Opinion
May 2, 1995
Appeal from the Supreme Court, New York County (John Bradley, J.).
Evidence of three uncharged apparent narcotic transactions which took place immediately prior to the undercover's drug buy of $15 worth of cocaine was properly admitted to enable the People to prove the criminal possession with intent to sell count as charged in the indictment, and was also properly admitted as part of the factual background which allowed the officers to explain why the defendant was initially targeted as a drug seller (People v Grant, 181 A.D.2d 579; People v Marte, 207 A.D.2d 314). We also note that the trial court gave the jury an instruction on the limited use of this testimony prior to deliberation.

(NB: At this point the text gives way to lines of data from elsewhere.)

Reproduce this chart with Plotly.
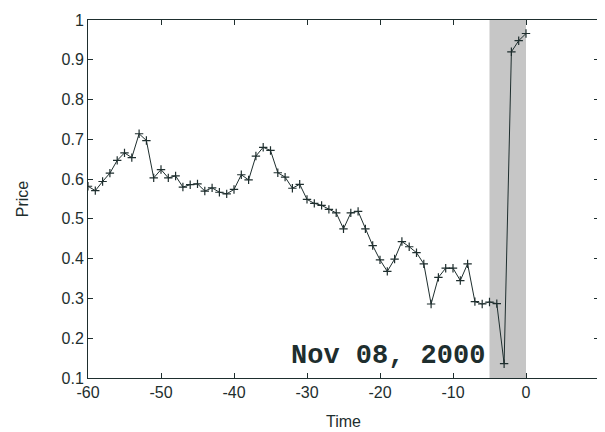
import plotly.graph_objects as go

time = list(range(-60, 1))
price = [0.582, 0.571, 0.594, 0.615, 0.647, 0.666, 0.654, 0.714, 0.697, 0.603,
         0.624, 0.603, 0.608, 0.580, 0.586, 0.588, 0.570, 0.578, 0.567, 0.563,
         0.574, 0.611, 0.598, 0.658, 0.680, 0.672, 0.616, 0.605, 0.577, 0.587,
         0.549, 0.539, 0.534, 0.524, 0.515, 0.475, 0.515, 0.519, 0.475, 0.433,
         0.397, 0.368, 0.399, 0.443, 0.430, 0.415, 0.387, 0.286, 0.353, 0.376,
         0.376, 0.345, 0.387, 0.292, 0.286, 0.291, 0.287, 0.136, 0.920, 0.948,
         0.966]
shade_range = [-5, 0]
x_ticks = [-60, -50, -40, -30, -20, -10, 0, 10]
x_labels = ["-60", "-50", "-40", "-30", "-20", "-10", "0", "10"]
y_ticks = [0.1, 0.2, 0.3, 0.4, 0.5, 0.6, 0.7, 0.8, 0.9, 1]
y_labels = ["0.1", "0.2", "0.3", "0.4", "0.5", "0.6", "0.7", "0.8", "0.9", "1"]
annotation_text = "Nov 08, 2000"

ink = "#1e2e2e"
sans = "Liberation Sans, Arial, sans-serif"

fig = go.Figure()
fig.add_trace(go.Scatter(
    x=time, y=price, mode="lines+markers",
    line=dict(color=ink, width=1),
    marker=dict(symbol="cross-thin", size=6, line=dict(color=ink, width=1.2)),
    showlegend=False,
))

fig.add_shape(type="rect", xref="x", yref="paper",
              x0=shade_range[0], x1=shade_range[1], y0=0, y1=1,
              fillcolor="#c6c6c6", line=dict(width=0), layer="below")

fig.add_annotation(x=shade_range[0], y=0.155, xref="x", yref="y",
                   text="<b>" + annotation_text + "</b>", showarrow=False,
                   xanchor="right", yanchor="middle", xshift=-3,
                   font=dict(family="Liberation Mono, Courier New, monospace",
                             size=27, color=ink))

axis_common = dict(showgrid=False, zeroline=False, showline=True, linecolor=ink,
                   linewidth=1, mirror="ticks", ticks="inside", ticklen=5,
                   tickcolor=ink, automargin=False,
                   tickfont=dict(family=sans, size=16, color=ink))

fig.update_xaxes(range=[-60, 10], tickvals=x_ticks, ticktext=x_labels,
                 title=dict(text="Time", standoff=15,
                            font=dict(family=sans, size=16, color=ink)),
                 **axis_common)
fig.update_yaxes(range=[0.1, 1], tickvals=y_ticks, ticktext=y_labels,
                 title=dict(text="Price", standoff=28,
                            font=dict(family=sans, size=16, color=ink)),
                 **axis_common)

fig.update_layout(width=597, height=424,
                  margin=dict(l=80, r=6, t=12, b=54),
                  plot_bgcolor="white", paper_bgcolor="white")

fig.write_html("out.html")
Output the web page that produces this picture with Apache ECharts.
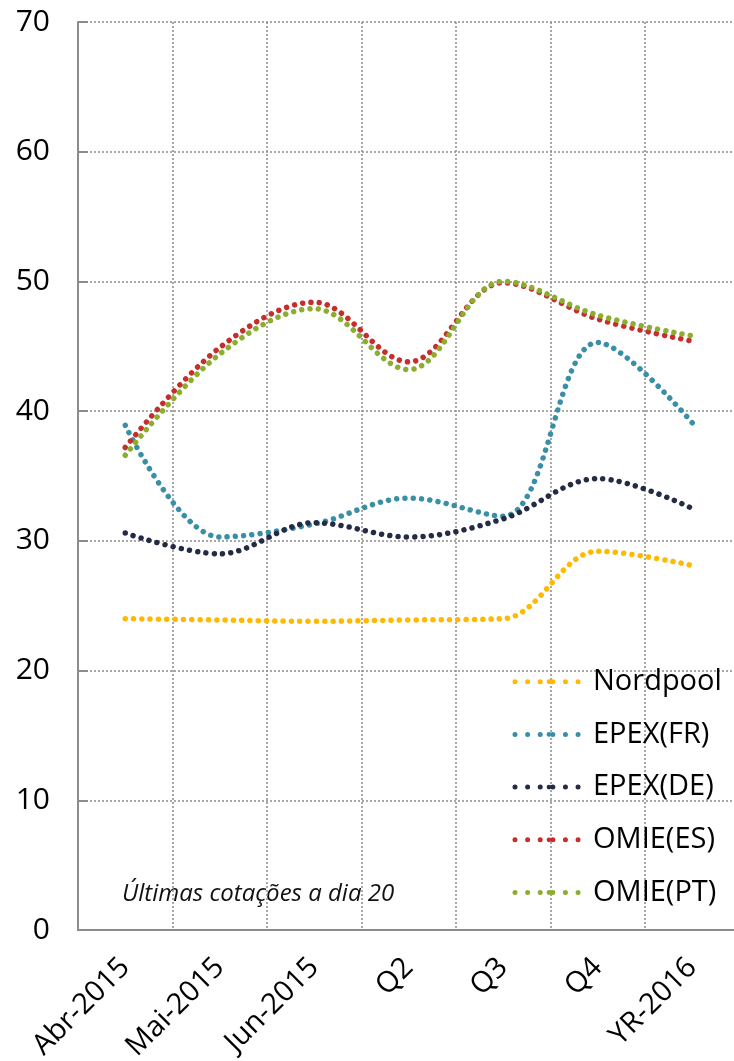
<!DOCTYPE html>
<html>
<head>
<meta charset="utf-8">
<script src="https://cdn.jsdelivr.net/npm/echarts@6/dist/echarts.min.js"></script>
<style>html,body{margin:0;padding:0;background:#fff}#c{width:734px;height:1061px}</style>
</head>
<body>
<div id="c"></div>
<script>
const categories = ['Abr-2015', 'Mai-2015', 'Jun-2015', 'Q2', 'Q3', 'Q4', 'YR-2016'];
const nordpool = [24.0, 23.9, 23.8, 23.9, 24.0, 29.2, 28.1];
const epexFR   = [38.9, 30.3, 31.3, 33.3, 31.9, 45.3, 39.1];
const epexDE   = [30.6, 29.0, 31.4, 30.3, 31.7, 34.8, 32.5];
const omieES   = [37.2, 44.9, 48.4, 43.8, 49.9, 47.1, 45.4];
const omiePT   = [36.6, 44.4, 47.9, 43.2, 50.0, 47.4, 45.8];
const seriesNames = ['Nordpool', 'EPEX(FR)', 'EPEX(DE)', 'OMIE(ES)', 'OMIE(PT)'];
const seriesColors = ['#FFB900', '#3A8FA8', '#232B45', '#C62D2D', '#8CAE2E'];
const seriesData = [nordpool, epexFR, epexDE, omieES, omiePT];
const note = 'Últimas cotações a dia 20';

const FONT = '"Open Sans", "Liberation Sans", sans-serif';
const GRAY = '#8c8c8c';

const chart = echarts.init(document.getElementById('c'), null, {renderer: 'canvas'});
chart.setOption({
  animation: false,
  backgroundColor: '#fff',
  textStyle: {fontFamily: FONT},
  grid: {left: 78, top: 22, width: 661.5, bottom: 131, containLabel: false, outerBoundsMode: 'none'},
  xAxis: {
    type: 'category',
    data: categories,
    boundaryGap: true,
    axisLine: {show: true, lineStyle: {color: GRAY, width: 2}},
    axisTick: {show: false},
    splitLine: {show: true, lineStyle: {color: GRAY, width: 1.5, type: [2, 2]}},
    axisLabel: {rotate: 45, margin: 33, fontSize: 29, color: '#000', fontFamily: FONT, interval: 0}
  },
  yAxis: {
    type: 'value',
    min: 0, max: 70, interval: 10,
    axisLine: {show: true, lineStyle: {color: GRAY, width: 2}},
    axisTick: {show: true, inside: true, length: 10, lineStyle: {color: GRAY, width: 2}},
    splitLine: {show: true, lineStyle: {color: GRAY, width: 1.5, type: [2, 2]}},
    axisLabel: {margin: 28, fontSize: 30, color: '#000', fontFamily: FONT}
  },
  legend: {
    orient: 'vertical',
    left: 512.5, top: 666.7,
    padding: 0,
    itemWidth: 68, itemHeight: 6,
    itemGap: 22.7,
    lineStyle: {width: 5, type: [0.01, 12.6], cap: 'round'},
    textStyle: {fontSize: 29, color: '#000', fontFamily: FONT, lineHeight: 30, padding: [0, 0, 0, 5]},
    data: seriesNames
  },
  graphic: [{
    type: 'text', left: 122, top: 882,
    style: {text: note, font: 'italic 24px ' + FONT, fill: '#111'}
  }],
  series: seriesData.map((d, i) => ({
    name: seriesNames[i],
    type: 'line',
    data: d,
    smooth: 0.35,
    showSymbol: false,
    symbol: 'none',
    color: seriesColors[i],
    itemStyle: {color: seriesColors[i]},
    lineStyle: {color: seriesColors[i], width: 5.5, type: [0.01, 8.3], cap: 'round'}
  }))
});
</script>
</body>
</html>
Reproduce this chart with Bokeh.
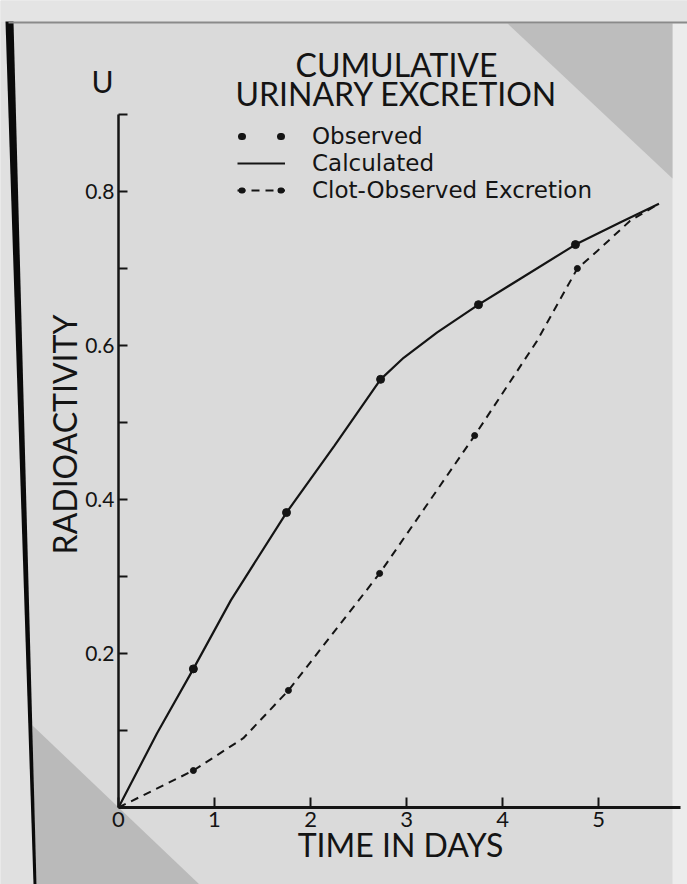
import math
from bokeh.plotting import figure
from bokeh.models import (Range1d, FixedTicker, Label, Legend, LegendItem,
                          PolyAnnotation, CDSView, IndexFilter)
from bokeh.embed import file_html
from bokeh.resources import INLINE

# ---------------- data ----------------
obs_days = [0.78, 1.75, 2.73, 3.75, 4.76]
obs_vals = [0.180, 0.383, 0.556, 0.653, 0.731]

calc_days = [0.0, 0.40, 0.78, 1.17, 1.75, 2.25, 2.73, 2.97, 3.32, 3.75, 4.19, 4.76, 5.23, 5.63]
calc_vals = [0.0, 0.096, 0.180, 0.269, 0.383, 0.470, 0.556, 0.584, 0.617, 0.653, 0.687, 0.731, 0.760, 0.784]

clot_days = [0.0, 0.78, 1.30, 1.77, 2.72, 3.71, 4.36, 4.78, 4.99, 5.33, 5.63]
clot_vals = [0.0, 0.048, 0.090, 0.152, 0.304, 0.483, 0.606, 0.700, 0.723, 0.762, 0.784]
clot_pt_days = [0.78, 1.77, 2.72, 3.71, 4.78]
clot_pt_vals = [0.048, 0.152, 0.304, 0.483, 0.700]

x_ticks = [0, 1, 2, 3, 4, 5]
y_ticks = [0.2, 0.4, 0.6, 0.8]
y_minor = [0.1, 0.3, 0.5, 0.7, 0.9]

FONT = "Lato"
LEG_FONT = "DejaVu Sans"
INK = "#141414"
CARD = "#dadada"

# frame covers the whole canvas; the axes are pinned at day 0 / value 0
p = figure(width=687, height=884, output_backend="svg", toolbar_location=None,
           title=None, x_range=Range1d(-1.2292, 5.927), y_range=Range1d(-0.1, 1.048),
           min_border_left=0, min_border_right=0, min_border_top=0,
           min_border_bottom=0)
p.background_fill_color = CARD
p.border_fill_color = CARD
p.outline_line_color = None
p.grid.visible = False

def poly(xs, ys, color):
    p.add_layout(PolyAnnotation(xs=xs, ys=ys, xs_units="canvas", ys_units="canvas",
                                fill_color=color, fill_alpha=1, line_color=None,
                                level="underlay"))

# decorative photo corners / card edges (canvas pixels)
poly([0, 687, 687, 0], [0, 0, 22, 22], "#e4e4e4")
poly([672, 687, 687, 672], [22, 22, 884, 884], "#ececec")
poly([507, 672, 672], [23, 23, 178], "#bdbdbd")
poly([32, 35, 199], [725, 884, 884], "#bababa")
poly([0, 10, 36, 0], [22, 22, 884, 884], "#e0e0e0")
poly([5, 13, 36, 33], [21, 21, 884, 884], "#0a0a0a")
poly([8, 687, 687, 8], [21, 21, 23, 23], "#8a8a8a")

# axes
xa = p.xaxis[0]
xa.fixed_location = 0
xa.ticker = FixedTicker(ticks=x_ticks, minor_ticks=[])
xa.bounds = (0, 5.85)
xa.axis_line_width = 3
xa.axis_line_color = INK
xa.major_tick_in = 10
xa.major_tick_out = 0
xa.major_tick_line_width = 2
xa.major_tick_line_color = INK
xa.minor_tick_in = 0
xa.minor_tick_out = 0
xa.major_label_standoff = 5
xa.major_label_text_font = FONT
xa.major_label_text_font_size = "22px"
xa.major_label_text_color = INK

ya = p.yaxis[0]
ya.fixed_location = 0
ya.ticker = FixedTicker(ticks=y_ticks, minor_ticks=y_minor)
ya.bounds = (0, 0.9)
ya.axis_line_width = 2.5
ya.axis_line_color = INK
ya.major_tick_in = 9
ya.major_tick_out = 0
ya.minor_tick_in = 9
ya.minor_tick_out = 0
ya.major_tick_line_width = 2
ya.minor_tick_line_width = 2
ya.major_tick_line_color = INK
ya.minor_tick_line_color = INK
ya.major_label_standoff = 4
ya.major_label_text_font = FONT
ya.major_label_text_font_size = "21px"
ya.major_label_text_color = INK

# data
r_calc = p.line(calc_days, calc_vals, line_color=INK, line_width=2.2)
r_clot = p.line(clot_days, clot_vals, line_color=INK, line_width=2, line_dash="8 6")
r_clot_pts = p.scatter(clot_pt_days, clot_pt_vals, size=6, color=INK)
r_obs = p.scatter(obs_days, obs_vals, size=8, color=INK)

# legend swatches: single-point lines (a one-point line draws no stroke in the plot)
r_obs_key = p.line(obs_days, obs_vals, line_color=INK, line_width=7,
                   line_cap="round", line_dash="1 38", line_dash_offset=35,
                   view=CDSView(filter=IndexFilter(indices=[0])))
r_clot_key = p.line(clot_pt_days, clot_pt_vals, line_color=INK, line_width=6,
                    line_cap="round", line_dash="1 38", line_dash_offset=35,
                    view=CDSView(filter=IndexFilter(indices=[0])))

legend = Legend(items=[
    LegendItem(label="Observed", renderers=[r_obs_key]),
    LegendItem(label="Calculated", renderers=[r_calc]),
    LegendItem(label="Clot-Observed Excretion", renderers=[r_clot, r_clot_key]),
], location=(237, 681), padding=0, margin=0, spacing=1,
   glyph_width=48, glyph_height=24, label_height=24, label_standoff=27,
   label_text_font=LEG_FONT, label_text_font_size="23px", label_text_color=INK,
   background_fill_alpha=0, border_line_color=None)
p.add_layout(legend)

# texts (canvas pixels)
def lab(text, x, y, size, angle=0.0):
    p.add_layout(Label(x=x, y=y, x_units="canvas", y_units="canvas", text=text,
                       text_font=FONT, text_font_size=size, text_color=INK,
                       text_align="center", text_baseline="middle", angle=angle))

lab("CUMULATIVE", 396, 64, "32px")
lab("URINARY EXCRETION", 396, 93, "32px")
lab("U", 102, 80, "30px")
lab("RADIOACTIVITY", 64, 434, "32px", angle=math.pi / 2)
lab("TIME IN DAYS", 400, 844, "32px")

open("out.html", "w").write(file_html(p, INLINE))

It was proper for the court to allow the officer to testify that prerecorded buy money is found in the seller's possession in most instances of arrests for drug sales (People v Tevaha, 204 A.D.2d 92, affd 84 N.Y.2d 879). Said testimony was elicited by the prosecutor only after the defense raised the issue of the absence of buy money in this case and the substance of that testimony was favorable to the defense here (see, People v Woney, 205 A.D.2d 480, lv denied 84 N.Y.2d 835). Finally, we note that the sentence imposed was not excessive under the circumstances.
Concur — Sullivan, J.P., Wallach, Kupferman, Nardelli and Williams, JJ.